La première, et avec une désinvolture peut-être excessive, l’ancienne amie de la Chine, l’Angleterre, avait fait volte-face. Au début du conflit, elle s’était rangée entièrement du côté du Céleste-Empire. Les journaux ont raconté en son temps l’incident qui s’était produit en face de Weï-hai-Weï, que l’escadre japonaise était au moment de surprendre : la flotte britannique fit échouer le projet, en saluant, contrairement aux usages, avant le lever du soleil, le pavillon de l’amiral Ito, ce qui prévint les Chinois endormis, et leur donna le temps de se reconnaître.
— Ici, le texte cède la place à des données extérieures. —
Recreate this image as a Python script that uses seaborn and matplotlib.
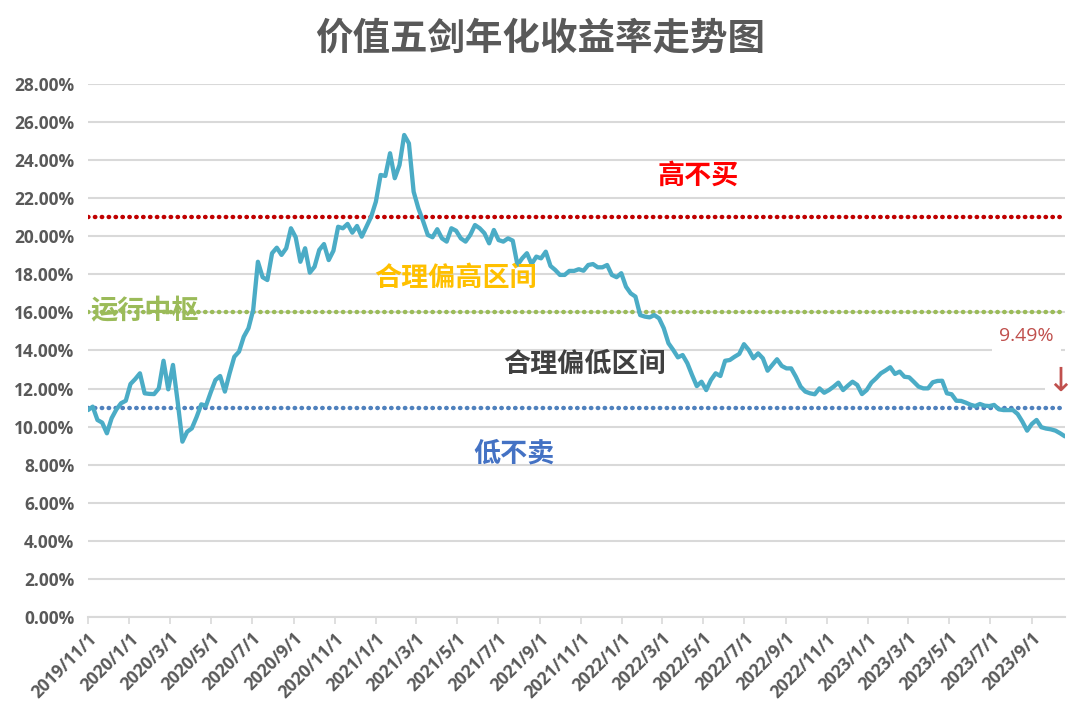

A plusieurs reprises, les menaces anglaises n’avaient pas été épargnées au Japon, notamment lorsqu’un de ses bâtimens de guerre coula un navire marchand britannique transportant des troupes chinoises, et c’est d’un ton fort péremptoire que lui avait été signifié le désir de l’Angleterre de ne pas voir le théâtre de la guerre s’étendre jusqu’à Shanghaï et à la région du Yang-tze.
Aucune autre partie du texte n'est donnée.